Both churches were performance-driven and intoxicated with ungodly ambition (Jm. 3:16).
I resigned from Church #2 because the senior leader curated a culture of chasing success.
I resigned because the senior leader privately admitted his exhaustion and poor mental health, but rejected my appeals to slow down—for himself and for the church.
I resigned because leaders emphasized the experiential and charismatic expressions of faith, but lacked a commitment to emotional and relational health.
I resigned because the senior leader was more concerned about our image than our integrity.

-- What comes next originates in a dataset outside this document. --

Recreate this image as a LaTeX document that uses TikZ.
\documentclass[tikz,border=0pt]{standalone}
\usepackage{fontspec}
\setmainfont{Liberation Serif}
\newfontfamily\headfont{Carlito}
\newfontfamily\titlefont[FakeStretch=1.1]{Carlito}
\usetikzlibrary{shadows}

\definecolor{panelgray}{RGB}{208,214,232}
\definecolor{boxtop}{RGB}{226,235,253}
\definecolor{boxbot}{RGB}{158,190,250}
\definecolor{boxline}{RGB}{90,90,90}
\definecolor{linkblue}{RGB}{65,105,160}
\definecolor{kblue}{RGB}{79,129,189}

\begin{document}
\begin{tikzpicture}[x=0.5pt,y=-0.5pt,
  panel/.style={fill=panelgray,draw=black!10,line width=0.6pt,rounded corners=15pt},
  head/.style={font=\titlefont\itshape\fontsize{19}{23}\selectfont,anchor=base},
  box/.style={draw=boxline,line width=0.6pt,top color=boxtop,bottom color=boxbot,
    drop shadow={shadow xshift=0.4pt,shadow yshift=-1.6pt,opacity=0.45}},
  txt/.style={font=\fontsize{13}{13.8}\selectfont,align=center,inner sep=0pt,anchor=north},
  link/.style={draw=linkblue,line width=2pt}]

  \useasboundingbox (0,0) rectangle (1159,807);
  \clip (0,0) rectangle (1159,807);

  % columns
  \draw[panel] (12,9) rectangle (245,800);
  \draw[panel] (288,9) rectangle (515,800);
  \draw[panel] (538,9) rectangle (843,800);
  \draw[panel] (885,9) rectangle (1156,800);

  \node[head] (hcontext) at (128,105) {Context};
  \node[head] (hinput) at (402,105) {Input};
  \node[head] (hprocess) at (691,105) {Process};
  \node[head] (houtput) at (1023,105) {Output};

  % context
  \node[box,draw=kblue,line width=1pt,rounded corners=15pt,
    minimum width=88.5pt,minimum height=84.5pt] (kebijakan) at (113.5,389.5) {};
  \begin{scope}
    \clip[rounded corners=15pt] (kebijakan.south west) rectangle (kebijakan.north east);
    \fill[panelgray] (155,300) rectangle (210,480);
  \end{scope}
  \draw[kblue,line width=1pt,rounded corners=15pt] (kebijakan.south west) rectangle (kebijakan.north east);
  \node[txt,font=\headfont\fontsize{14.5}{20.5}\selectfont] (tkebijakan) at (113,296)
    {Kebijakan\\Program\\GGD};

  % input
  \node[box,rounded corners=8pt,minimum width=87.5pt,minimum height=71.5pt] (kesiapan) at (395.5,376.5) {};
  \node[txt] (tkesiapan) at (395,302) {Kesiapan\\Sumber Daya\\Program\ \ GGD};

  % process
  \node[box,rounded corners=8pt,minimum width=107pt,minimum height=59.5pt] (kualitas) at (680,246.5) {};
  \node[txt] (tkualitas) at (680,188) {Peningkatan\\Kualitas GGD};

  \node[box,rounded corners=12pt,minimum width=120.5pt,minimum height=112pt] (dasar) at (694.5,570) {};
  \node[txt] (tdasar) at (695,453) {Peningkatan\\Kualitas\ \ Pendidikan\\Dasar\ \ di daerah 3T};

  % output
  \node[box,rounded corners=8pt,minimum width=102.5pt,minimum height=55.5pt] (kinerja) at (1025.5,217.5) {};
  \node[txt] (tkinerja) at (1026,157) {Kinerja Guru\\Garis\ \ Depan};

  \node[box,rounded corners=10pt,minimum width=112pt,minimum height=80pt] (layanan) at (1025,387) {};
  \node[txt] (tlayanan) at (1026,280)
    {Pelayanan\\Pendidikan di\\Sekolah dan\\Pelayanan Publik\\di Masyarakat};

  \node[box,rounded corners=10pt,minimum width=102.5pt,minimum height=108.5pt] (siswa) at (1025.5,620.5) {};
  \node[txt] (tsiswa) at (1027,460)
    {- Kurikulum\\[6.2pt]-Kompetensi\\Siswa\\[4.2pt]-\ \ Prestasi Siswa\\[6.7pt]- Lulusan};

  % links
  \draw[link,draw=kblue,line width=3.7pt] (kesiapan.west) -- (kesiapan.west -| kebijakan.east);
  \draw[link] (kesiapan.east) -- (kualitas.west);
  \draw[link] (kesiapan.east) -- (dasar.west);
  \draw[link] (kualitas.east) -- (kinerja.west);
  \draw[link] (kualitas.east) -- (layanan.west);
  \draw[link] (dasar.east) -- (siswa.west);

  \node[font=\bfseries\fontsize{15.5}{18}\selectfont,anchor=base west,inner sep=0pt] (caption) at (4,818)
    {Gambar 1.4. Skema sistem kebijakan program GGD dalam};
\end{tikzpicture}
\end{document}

I resigned because my value to the senior leader was measured by my capacity to attract new people to the church. (Side bar: I recall one time when the senior leader handed me a note in the middle of my sermon, offering ‘live’ feedback to improve my oral delivery!)

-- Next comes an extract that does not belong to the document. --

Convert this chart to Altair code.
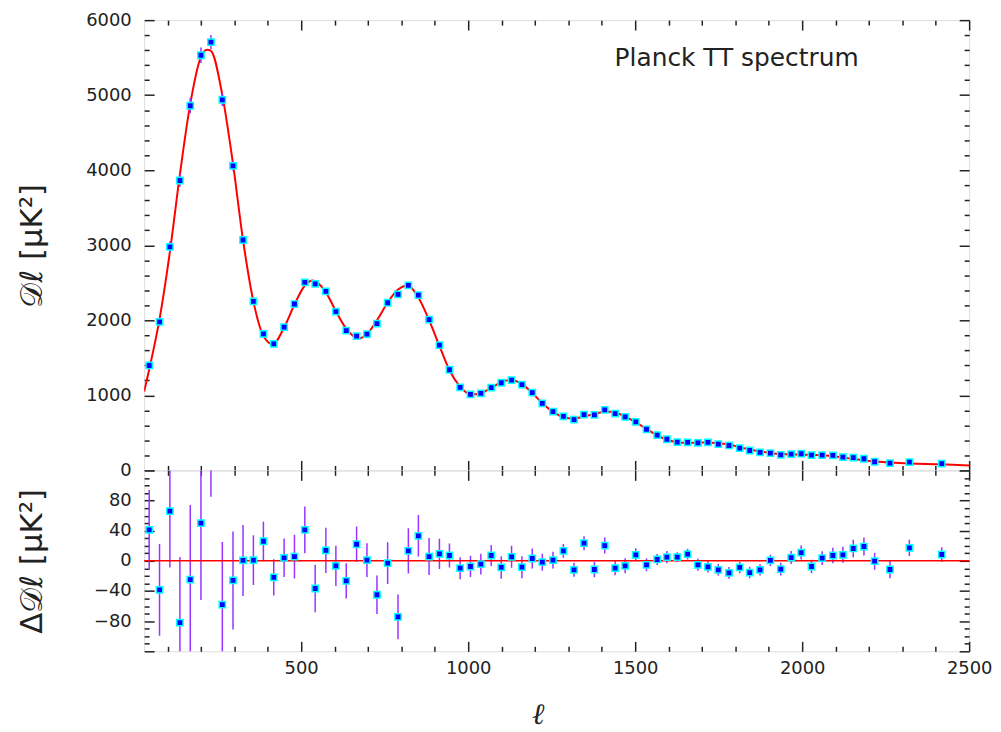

I resigned after a final meeting with the senior leader in which he declared, “It sounds like we’re parting ways here, Ryan.” This sounds like two people agreeing to go different directions. In reality, it’s when one person—the leader—decides he doesn’t want to change or listen, and the other has to inform their spouse they had no choice but to resign. This is what KJ & I have since called being “Christian fired.”
I resigned out of love for the staff and the congregation. We were a church that churned out burn-out (among both volunteers and staff) in the name of “advancing the Kingdom.”
Grief & Re-imagination
I remember back in 2009 when KJ & I visited the seminary I would attend the following year. I had originally applied to the counseling program but the admissions team proposed a different path. “We believe you are called to be a pastor,” they asserted, “and we’d love to admit you to the Master of Divinity program.”
Thirteen years later, I’m struck by how much simpler and less agonizing my life would have been if I had just become a counselor. As it turns out, there is no market for pastors in Tarshish—only performers, religious executives, and institutionalists. While we continue to heal and wait at this lamentable cul-de-sac, I am heartened by the growing community of saints seeking to reimagine faith divorced from empire. However jobs or titles evolve in the coming years, I’ll continue to align myself around that hope.
Thank you for this, Ryan. Still unbelievable to me how many stories there are like yours. My wife’s pastor-boss said she should quit because they didn’t work well together. Why did he think they didn’t work well together? Because she disagreed with him re: handling cases of abuse. When she didn’t quit, the elder board unanimously voted to fire her. #ChristianFired indeed. Thank you for your witness of enduring faith and hope and love for our Good Shepherd and his sheep. Wonderfully written.
“I am heartened by the growing community of saints seeking to reimagine faith divorced from empire.” YES. This. Me too.